WORK REQUIRED
Starting at the first line of the data below, retype every line up to and including the one containing "const H = 508;".

RECORDED INFORMATION
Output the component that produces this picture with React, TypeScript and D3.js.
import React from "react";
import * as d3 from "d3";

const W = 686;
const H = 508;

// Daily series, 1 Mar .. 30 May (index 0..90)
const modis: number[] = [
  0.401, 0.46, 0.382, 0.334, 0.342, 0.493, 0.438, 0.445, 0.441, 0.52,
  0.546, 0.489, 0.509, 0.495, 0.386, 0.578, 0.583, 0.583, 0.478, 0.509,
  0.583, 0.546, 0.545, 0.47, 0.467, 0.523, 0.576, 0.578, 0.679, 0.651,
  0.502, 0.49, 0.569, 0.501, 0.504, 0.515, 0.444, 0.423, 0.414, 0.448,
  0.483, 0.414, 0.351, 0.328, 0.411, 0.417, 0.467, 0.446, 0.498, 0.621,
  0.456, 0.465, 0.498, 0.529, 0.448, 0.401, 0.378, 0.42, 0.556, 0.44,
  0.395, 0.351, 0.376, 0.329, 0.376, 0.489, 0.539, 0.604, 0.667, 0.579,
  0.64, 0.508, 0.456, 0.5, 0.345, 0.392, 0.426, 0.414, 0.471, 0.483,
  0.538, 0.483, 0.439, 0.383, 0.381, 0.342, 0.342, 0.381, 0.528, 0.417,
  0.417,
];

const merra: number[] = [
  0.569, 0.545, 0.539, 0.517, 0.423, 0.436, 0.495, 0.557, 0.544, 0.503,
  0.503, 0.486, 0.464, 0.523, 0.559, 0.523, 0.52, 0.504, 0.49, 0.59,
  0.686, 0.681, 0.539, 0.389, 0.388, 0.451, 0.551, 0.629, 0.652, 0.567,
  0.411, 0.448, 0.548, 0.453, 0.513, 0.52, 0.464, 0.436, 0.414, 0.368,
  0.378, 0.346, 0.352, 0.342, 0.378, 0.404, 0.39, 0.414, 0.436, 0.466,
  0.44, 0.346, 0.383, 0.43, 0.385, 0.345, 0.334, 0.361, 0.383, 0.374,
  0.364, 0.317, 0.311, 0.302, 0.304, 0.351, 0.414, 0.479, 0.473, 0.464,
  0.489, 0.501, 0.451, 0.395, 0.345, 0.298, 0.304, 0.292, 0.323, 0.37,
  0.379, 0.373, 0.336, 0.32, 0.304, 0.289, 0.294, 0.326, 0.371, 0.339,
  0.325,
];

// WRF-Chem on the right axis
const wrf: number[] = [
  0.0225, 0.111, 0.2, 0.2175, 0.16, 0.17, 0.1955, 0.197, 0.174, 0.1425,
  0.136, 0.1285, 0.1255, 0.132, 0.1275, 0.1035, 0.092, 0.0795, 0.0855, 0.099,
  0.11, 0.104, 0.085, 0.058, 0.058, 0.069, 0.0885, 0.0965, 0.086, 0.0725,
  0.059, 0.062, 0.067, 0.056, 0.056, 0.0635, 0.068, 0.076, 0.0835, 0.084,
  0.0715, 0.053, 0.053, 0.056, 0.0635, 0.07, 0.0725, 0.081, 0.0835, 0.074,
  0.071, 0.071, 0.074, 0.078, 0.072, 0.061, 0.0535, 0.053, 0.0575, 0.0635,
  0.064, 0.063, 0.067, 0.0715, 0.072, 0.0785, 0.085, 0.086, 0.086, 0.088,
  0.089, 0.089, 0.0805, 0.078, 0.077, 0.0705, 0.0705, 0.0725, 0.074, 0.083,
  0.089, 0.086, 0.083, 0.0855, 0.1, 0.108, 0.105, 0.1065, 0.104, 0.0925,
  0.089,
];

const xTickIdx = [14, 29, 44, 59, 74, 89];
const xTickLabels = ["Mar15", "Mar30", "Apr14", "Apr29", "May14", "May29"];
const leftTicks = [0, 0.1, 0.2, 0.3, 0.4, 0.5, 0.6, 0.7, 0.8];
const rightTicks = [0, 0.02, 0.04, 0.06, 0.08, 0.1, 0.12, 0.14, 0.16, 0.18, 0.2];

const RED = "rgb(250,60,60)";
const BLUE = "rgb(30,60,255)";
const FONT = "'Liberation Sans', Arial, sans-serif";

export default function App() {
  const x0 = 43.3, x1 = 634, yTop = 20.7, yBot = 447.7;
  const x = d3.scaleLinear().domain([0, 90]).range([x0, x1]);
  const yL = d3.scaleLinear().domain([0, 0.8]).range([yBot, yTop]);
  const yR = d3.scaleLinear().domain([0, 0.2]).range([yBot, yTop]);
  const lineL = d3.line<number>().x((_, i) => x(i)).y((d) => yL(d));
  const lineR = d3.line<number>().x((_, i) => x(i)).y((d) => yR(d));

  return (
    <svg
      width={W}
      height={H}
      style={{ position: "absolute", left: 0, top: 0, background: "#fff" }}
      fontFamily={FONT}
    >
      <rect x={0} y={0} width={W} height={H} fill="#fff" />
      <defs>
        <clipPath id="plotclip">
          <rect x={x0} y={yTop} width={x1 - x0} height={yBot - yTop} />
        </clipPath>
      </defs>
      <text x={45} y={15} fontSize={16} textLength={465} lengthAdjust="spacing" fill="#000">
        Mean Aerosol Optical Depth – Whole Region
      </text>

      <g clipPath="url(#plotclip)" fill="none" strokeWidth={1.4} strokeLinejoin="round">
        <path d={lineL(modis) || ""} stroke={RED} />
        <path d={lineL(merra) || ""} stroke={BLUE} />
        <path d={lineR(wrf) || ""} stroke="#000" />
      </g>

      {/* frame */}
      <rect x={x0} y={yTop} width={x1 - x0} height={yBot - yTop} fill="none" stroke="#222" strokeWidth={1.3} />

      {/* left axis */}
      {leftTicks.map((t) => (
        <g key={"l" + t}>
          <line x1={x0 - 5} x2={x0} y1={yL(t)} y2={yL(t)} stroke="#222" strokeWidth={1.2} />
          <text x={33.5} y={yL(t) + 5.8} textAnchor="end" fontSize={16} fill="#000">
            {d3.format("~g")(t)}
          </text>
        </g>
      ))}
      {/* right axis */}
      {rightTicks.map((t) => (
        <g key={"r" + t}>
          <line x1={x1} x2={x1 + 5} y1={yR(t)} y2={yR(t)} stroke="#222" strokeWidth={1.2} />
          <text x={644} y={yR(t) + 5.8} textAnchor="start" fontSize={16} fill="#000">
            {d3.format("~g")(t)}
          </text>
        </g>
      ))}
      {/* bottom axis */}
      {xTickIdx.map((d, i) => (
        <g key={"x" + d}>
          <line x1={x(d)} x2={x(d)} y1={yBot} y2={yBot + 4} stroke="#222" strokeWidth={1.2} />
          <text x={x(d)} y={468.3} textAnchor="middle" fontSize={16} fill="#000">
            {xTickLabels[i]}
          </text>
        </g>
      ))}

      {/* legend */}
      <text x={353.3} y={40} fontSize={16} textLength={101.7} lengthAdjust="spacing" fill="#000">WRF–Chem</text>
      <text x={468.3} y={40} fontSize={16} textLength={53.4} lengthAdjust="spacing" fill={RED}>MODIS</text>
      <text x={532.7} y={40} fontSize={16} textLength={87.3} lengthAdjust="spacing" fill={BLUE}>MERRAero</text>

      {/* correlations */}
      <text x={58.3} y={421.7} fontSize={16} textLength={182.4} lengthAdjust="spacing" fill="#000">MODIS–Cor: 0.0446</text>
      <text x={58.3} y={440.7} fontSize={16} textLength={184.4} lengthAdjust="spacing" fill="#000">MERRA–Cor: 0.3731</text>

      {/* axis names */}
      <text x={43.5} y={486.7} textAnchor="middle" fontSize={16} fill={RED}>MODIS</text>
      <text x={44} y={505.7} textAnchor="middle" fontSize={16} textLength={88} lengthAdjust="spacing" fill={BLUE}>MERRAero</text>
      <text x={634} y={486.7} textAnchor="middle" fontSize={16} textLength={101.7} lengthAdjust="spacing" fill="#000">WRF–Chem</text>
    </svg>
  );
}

CORRECT ANSWER
Output the component that produces this picture with React, TypeScript and D3.js.
import React from "react";
import * as d3 from "d3";

const W = 686;
const H = 508;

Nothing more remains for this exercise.